Franklin — When City Engineer John Bennett was first appointed in 1969, the City of Franklin didn't have a supermarket or a post office. The community, with a population of about 12,000, lacked a sewer system and apartment complexes. The police department operated in an old farmhouse.

"Franklin was a township until 1956, but it hadn't changed much (after)," Bennett said. "There was not a lot of development, and when I first started, it was a rural, blue-collar community, economically. I wouldn't say it's blue-collar anymore."

Bennett, who has served the city for 45 years, announced his retirement at a Common Council meeting March 31.

When Bennett first got started in Franklin, he hit the ground running.

"When I got there, there was only one other person in the Engineering Department and for the first 20 years, we didn't have an official City Planner, so I pretty much handled all the development until 1990," he said. And due to newly-elected city officials, "I was one of the old-timers in about my first 9 months here."

The city was in the process of installing a sewer system. Most of the residents still had septic systems, which often failed.

At 29 years old, Bennett was responsible for "the first sewer project Franklin had" — a project that proved to be his fondest; and then in 1977, Franklin's Water Utility Department was established. Bennett was the department manager.

About 80 percent of Franklin residents are now served by public sewer and water services, he said.

"It was a busy, busy time and it just seemed like we had one project after another," he said. "It never seemed to stop … and there's still more things going on."

Over the course of his Franklin career, Bennett said he probably worked on 100 projects.

In 2007, Bennett received a lifetime achievement award at the Milwaukee Public Forum’s 15th salute to local government presentation.

Mayor Tom Taylor referred to Bennett as the "unofficial mayor of Franklin."

"He is more than entitled to that description, because Jack has literally built this community," Taylor said. "The roads, the bridges, the sidewalks — everything is because of Jack Bennett and what he means to the community."

In his letter, Bennett accredited the city's staff for making his work so meaningful.
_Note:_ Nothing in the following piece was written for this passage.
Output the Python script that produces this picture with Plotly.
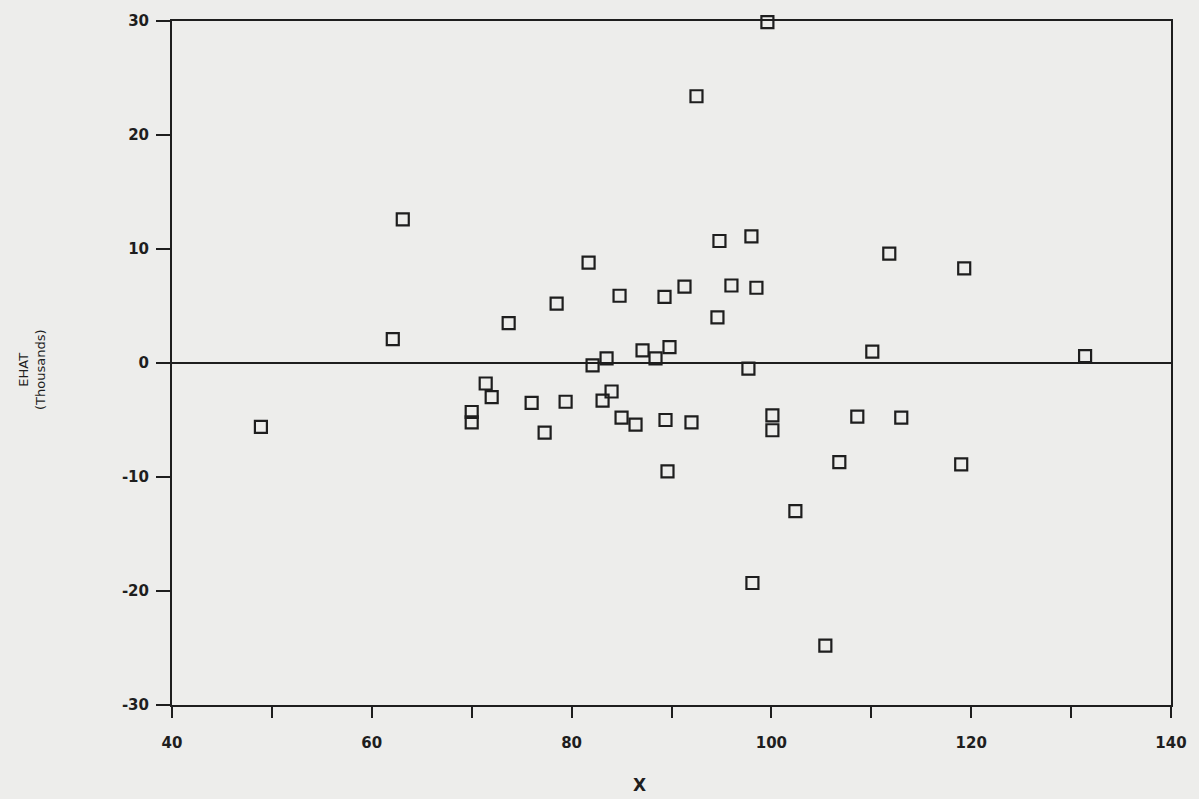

"Franklin has been a fantastic place to work," he said. "I enjoyed coming in to work every day and working with the public officials — that's why I stayed longer (than originally planned)."

Bennett's last day will be June 6, just in time for sailing season.

"My wife and I have a sailboat out on Lake Michigan, so I'm looking forward to that," Bennett said. "I also have grandkids to visit. I'd also like to do more traveling, woodworking and volunteer work. We'll keep busy."